Nice job, Moe! I'm anxious to hear how it works for you.


----------



## Philco (Dec 26, 2012)

Beautiful work!!!!!


----------



## jumps4 (Dec 26, 2012)

really nice work moe
steve


----------



## Chucketn (Dec 26, 2012)

I have one about 2/3 complete. Have to remake the dovetailed bits as mine didn't come out right. Still have to slot the top  as well. I got fustrated with it and packed it away.
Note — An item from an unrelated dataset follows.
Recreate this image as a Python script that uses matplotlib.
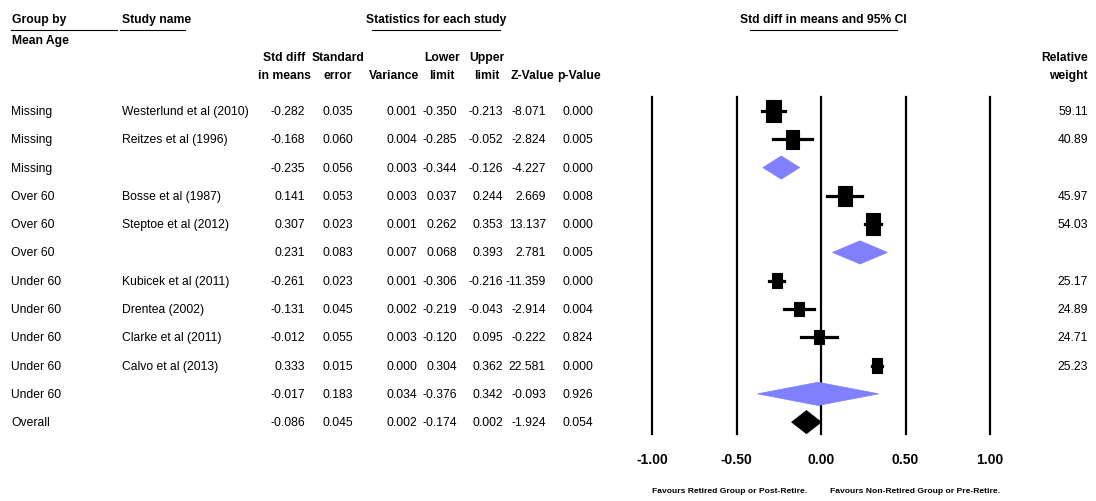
"""
Forest plot: retirement and std diff in means, grouped by mean age.
"""

import numpy as np
import matplotlib
matplotlib.use('Agg')
from matplotlib import pyplot as plt
from matplotlib import transforms
from matplotlib.lines import Line2D
from matplotlib.patches import Rectangle, Polygon


groups = ['Missing', 'Missing', 'Missing', 'Over 60', 'Over 60', 'Over 60',
          'Under 60', 'Under 60', 'Under 60', 'Under 60', 'Under 60', 'Overall']
studies = ['Westerlund et al (2010)', 'Reitzes et al (1996)', '',
           'Bosse et al (1987)', 'Steptoe et al (2012)', '',
           'Kubicek et al (2011)', 'Drentea (2002)', 'Clarke et al (2011)',
           'Calvo et al (2013)', '', '']
kinds = ['study', 'study', 'sub', 'study', 'study', 'sub',
         'study', 'study', 'study', 'study', 'sub', 'overall']
std_diff = [-0.282, -0.168, -0.235, 0.141, 0.307, 0.231,
            -0.261, -0.131, -0.012, 0.333, -0.017, -0.086]
std_err = [0.035, 0.060, 0.056, 0.053, 0.023, 0.083,
           0.023, 0.045, 0.055, 0.015, 0.183, 0.045]
variance = [0.001, 0.004, 0.003, 0.003, 0.001, 0.007,
            0.001, 0.002, 0.003, 0.000, 0.034, 0.002]
lower = [-0.350, -0.285, -0.344, 0.037, 0.262, 0.068,
         -0.306, -0.219, -0.120, 0.304, -0.376, -0.174]
upper = [-0.213, -0.052, -0.126, 0.244, 0.353, 0.393,
         -0.216, -0.043, 0.095, 0.362, 0.342, 0.002]
z_value = [-8.071, -2.824, -4.227, 2.669, 13.137, 2.781,
           -11.359, -2.914, -0.222, 22.581, -0.093, -1.924]
p_value = [0.000, 0.005, 0.000, 0.008, 0.000, 0.005,
           0.000, 0.004, 0.824, 0.000, 0.926, 0.054]
rel_weight = [59.11, 40.89, None, 45.97, 54.03, None,
              25.17, 24.89, 24.71, 25.23, None, None]
x_ticks = [-1.0, -0.5, 0.0, 0.5, 1.0]

W, H = 1096, 502
plt.rcParams['font.family'] = ['Liberation Sans', 'DejaVu Sans']
fs = 8.7


def fx(px):
    return px / W


def fy(py):
    return 1 - py / H


fig = plt.figure(figsize=(W / 100, H / 100), dpi=100)
ax = fig.add_axes([fx(652), fy(435), 338 / W, (435 - 98) / H])
ax.set_xlim(-1, 1)
ax.set_ylim(11.42, -0.495)
for s in ax.spines.values():
    s.set_visible(False)
ax.set_yticks([])
ax.set_xticks(x_ticks)
ax.set_xticklabels(['%.2f' % t for t in x_ticks], fontsize=10, fontweight='bold')
ax.tick_params(axis='x', length=0, pad=13)
for t in x_ticks:
    ax.axvline(t, color='black', lw=1.6, zorder=1, clip_on=False)

# boxes scaled by sqrt of relative weight, whiskers for the CI
px_per_unit = 338 / 2.
px_per_row = (423 - 112) / 11.
for i, k in enumerate(kinds):
    if k == 'study':
        ax.plot([lower[i], upper[i]], [i, i], color='black', lw=2.3, zorder=3)
        side = np.sqrt(rel_weight[i])
        bw = 2.0 * side / px_per_unit
        bh = 2.9 * side / px_per_row
        ax.add_patch(Rectangle((std_diff[i] - bw / 2, i - bh / 2), bw, bh,
                               facecolor='black', edgecolor='black', lw=0.8, zorder=4))
    else:
        half = 0.41
        color = '#8080ff' if k == 'sub' else 'black'
        ax.add_patch(Polygon([(lower[i], i), (std_diff[i], i - half),
                              (upper[i], i), (std_diff[i], i + half)],
                             closed=True, facecolor=color, edgecolor=color,
                             lw=0.5, zorder=4))

# table columns, rows share the y scale of the plot
row_tr = transforms.blended_transform_factory(fig.transFigure, ax.transData)
columns = [(std_diff, 305), (std_err, 353), (variance, 417), (lower, 457),
           (upper, 503), (z_value, 546), (p_value, 593)]
for i in range(len(groups)):
    fig.text(fx(11), i, groups[i], transform=row_tr, fontsize=fs, va='center')
    fig.text(fx(122), i, studies[i], transform=row_tr, fontsize=fs, va='center')
    for vals, right in columns:
        fig.text(fx(right), i, '%.3f' % vals[i], transform=row_tr,
                 fontsize=fs, va='center', ha='right')
    if rel_weight[i] is not None:
        fig.text(fx(1088), i, '%.2f' % rel_weight[i], transform=row_tr,
                 fontsize=fs, va='center', ha='right')

# headers
hdr = dict(fontsize=fs, fontweight='bold', va='center')
fig.text(fx(12), fy(20), 'Group by', **hdr)
fig.text(fx(12), fy(41), 'Mean Age', **hdr)
fig.text(fx(122), fy(20), 'Study name', **hdr)
fig.text(fx(436), fy(20), 'Statistics for each study', ha='center', **hdr)
fig.text(fx(823), fy(20), 'Std diff in means and 95% CI', ha='center', **hdr)
heads = [(284, 'Std diff', 'in means'), (338, 'Standard', 'error'),
         (394, '', 'Variance'), (442, 'Lower', 'limit'), (487, 'Upper', 'limit'),
         (532, '', 'Z-Value'), (579, '', 'p-Value')]
for cx, top, bottom in heads:
    fig.text(fx(cx), fy(58), top, ha='center', **hdr)
    fig.text(fx(cx), fy(76), bottom, ha='center', **hdr)
fig.text(fx(1088), fy(58), 'Relative', ha='right', **hdr)
fig.text(fx(1088), fy(76), 'weight', ha='right', **hdr)

for x0, x1 in [(11, 117), (120, 185), (372, 500), (750, 897)]:
    fig.add_artist(Line2D([fx(x0), fx(x1)], [fy(31), fy(31)],
                          transform=fig.transFigure, color='black', lw=0.8))

fig.text(fx(807), fy(492), 'Favours Retired Group or Post-Retire.',
         fontsize=6.1, fontweight='bold', ha='right', va='center')
fig.text(fx(830), fy(492), 'Favours Non-Retired Group or Pre-Retire.',
         fontsize=6.1, fontweight='bold', ha='left', va='center')

fig.savefig('out.png', dpi=100, facecolor='white')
That will be my first project when the weather warms up again.

+1 on the really nice,Moe!

Chuck


----------



## TRX (Jan 14, 2013)

Has anyone used theirs yet?

 I've studied the drawings in both the milling and grinding books, but I was wondering about the thin angle forming the bottom part, and whether vibration might cause chatter at the grinding wheel.


----------



## Mark Lossner (Jan 14, 2013)

Moe6931 said:


> Here's my version of the Harold Hall grinding rest.



That looks really good! I've been pondering making that for some time now. I guess that will be my next project. What are going to do next?

By the way ... I own the entire set of the "Workshop Practice Series". I wanted it for my kids. None of them give a hoot about my shop; however, I have found those book to be very helpful.


----------



## Moe6931 (Jan 15, 2013)

TRX said:


> Has anyone used theirs yet?
> 
> I've studied the drawings in both the milling and grinding books, but I was wondering about the thin angle forming the bottom part, and whether vibration might cause chatter at the grinding wheel.



I don't think that will a problem as long as you don't feed too hard. The base angle is pretty substantial, I couldn't find the specified 40 mm angle so I cut down a really solid offcut of structural angle and milled a proper 90 degree corner in it. The whole rest looks and feels quite heavy and chunky. I haven't mounted it yet - I have to extend the top face of my home made grinding pedestal. It's a very hot summer down here  and I really don't want to be welding :welding: in the garage or driveway where I have to do it at the moment. I'm making some of the accessories in the odd cool evening!

Thanks to everyone for your kind words,

Moe


----------



## Jimbo (Jan 23, 2013)

Looks like great work!  I have that book and was thinking about building this but wanted to know if it worked well.  Keep everyone posted on what your doing with it and the accessories you add.
Jim


----------